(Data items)
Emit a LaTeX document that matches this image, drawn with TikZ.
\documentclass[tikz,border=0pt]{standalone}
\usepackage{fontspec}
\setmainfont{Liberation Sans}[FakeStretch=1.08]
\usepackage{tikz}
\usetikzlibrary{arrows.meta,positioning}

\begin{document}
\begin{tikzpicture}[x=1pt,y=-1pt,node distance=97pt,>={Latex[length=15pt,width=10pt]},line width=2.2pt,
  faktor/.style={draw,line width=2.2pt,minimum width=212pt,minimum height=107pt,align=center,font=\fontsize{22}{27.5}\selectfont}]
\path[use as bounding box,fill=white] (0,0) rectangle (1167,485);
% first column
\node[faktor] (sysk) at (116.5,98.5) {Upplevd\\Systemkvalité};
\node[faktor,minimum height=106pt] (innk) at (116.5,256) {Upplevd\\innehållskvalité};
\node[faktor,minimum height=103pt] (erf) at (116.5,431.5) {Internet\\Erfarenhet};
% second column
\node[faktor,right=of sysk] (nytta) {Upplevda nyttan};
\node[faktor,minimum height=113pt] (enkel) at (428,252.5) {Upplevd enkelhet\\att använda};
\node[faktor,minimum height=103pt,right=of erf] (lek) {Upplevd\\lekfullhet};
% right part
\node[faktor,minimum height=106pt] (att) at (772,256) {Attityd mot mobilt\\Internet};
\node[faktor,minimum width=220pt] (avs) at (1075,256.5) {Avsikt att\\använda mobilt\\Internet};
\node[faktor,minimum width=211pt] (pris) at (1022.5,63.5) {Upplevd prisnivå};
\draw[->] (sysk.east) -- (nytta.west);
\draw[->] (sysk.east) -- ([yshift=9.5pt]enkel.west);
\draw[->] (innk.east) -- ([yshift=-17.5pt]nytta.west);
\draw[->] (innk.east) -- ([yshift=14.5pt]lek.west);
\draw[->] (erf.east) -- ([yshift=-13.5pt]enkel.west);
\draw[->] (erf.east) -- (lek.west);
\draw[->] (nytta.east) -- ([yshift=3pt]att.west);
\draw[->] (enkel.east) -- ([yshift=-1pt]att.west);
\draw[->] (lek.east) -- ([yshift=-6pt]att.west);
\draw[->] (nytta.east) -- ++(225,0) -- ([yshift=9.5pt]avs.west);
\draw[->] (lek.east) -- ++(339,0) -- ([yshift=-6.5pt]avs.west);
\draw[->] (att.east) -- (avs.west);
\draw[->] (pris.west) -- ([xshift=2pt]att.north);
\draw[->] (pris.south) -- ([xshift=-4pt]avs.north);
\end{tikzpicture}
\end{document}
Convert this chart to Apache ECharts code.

* Required task:
Take the records above and return them exactly as written.

* Written solution:
Emit a LaTeX document that matches this image, drawn with TikZ.
\documentclass[tikz,border=0pt]{standalone}
\usepackage{fontspec}
\setmainfont{Liberation Sans}[FakeStretch=1.08]
\usepackage{tikz}
\usetikzlibrary{arrows.meta,positioning}

\begin{document}
\begin{tikzpicture}[x=1pt,y=-1pt,node distance=97pt,>={Latex[length=15pt,width=10pt]},line width=2.2pt,
  faktor/.style={draw,line width=2.2pt,minimum width=212pt,minimum height=107pt,align=center,font=\fontsize{22}{27.5}\selectfont}]
\path[use as bounding box,fill=white] (0,0) rectangle (1167,485);
% first column
\node[faktor] (sysk) at (116.5,98.5) {Upplevd\\Systemkvalité};
\node[faktor,minimum height=106pt] (innk) at (116.5,256) {Upplevd\\innehållskvalité};
\node[faktor,minimum height=103pt] (erf) at (116.5,431.5) {Internet\\Erfarenhet};
% second column
\node[faktor,right=of sysk] (nytta) {Upplevda nyttan};
\node[faktor,minimum height=113pt] (enkel) at (428,252.5) {Upplevd enkelhet\\att använda};
\node[faktor,minimum height=103pt,right=of erf] (lek) {Upplevd\\lekfullhet};
% right part
\node[faktor,minimum height=106pt] (att) at (772,256) {Attityd mot mobilt\\Internet};
\node[faktor,minimum width=220pt] (avs) at (1075,256.5) {Avsikt att\\använda mobilt\\Internet};
\node[faktor,minimum width=211pt] (pris) at (1022.5,63.5) {Upplevd prisnivå};
\draw[->] (sysk.east) -- (nytta.west);
\draw[->] (sysk.east) -- ([yshift=9.5pt]enkel.west);
\draw[->] (innk.east) -- ([yshift=-17.5pt]nytta.west);
\draw[->] (innk.east) -- ([yshift=14.5pt]lek.west);
\draw[->] (erf.east) -- ([yshift=-13.5pt]enkel.west);
\draw[->] (erf.east) -- (lek.west);
\draw[->] (nytta.east) -- ([yshift=3pt]att.west);
\draw[->] (enkel.east) -- ([yshift=-1pt]att.west);
\draw[->] (lek.east) -- ([yshift=-6pt]att.west);
\draw[->] (nytta.east) -- ++(225,0) -- ([yshift=9.5pt]avs.west);
\draw[->] (lek.east) -- ++(339,0) -- ([yshift=-6.5pt]avs.west);
\draw[->] (att.east) -- (avs.west);
\draw[->] (pris.west) -- ([xshift=2pt]att.north);
\draw[->] (pris.south) -- ([xshift=-4pt]avs.north);
\end{tikzpicture}
\end{document}
Convert this chart to Apache ECharts code.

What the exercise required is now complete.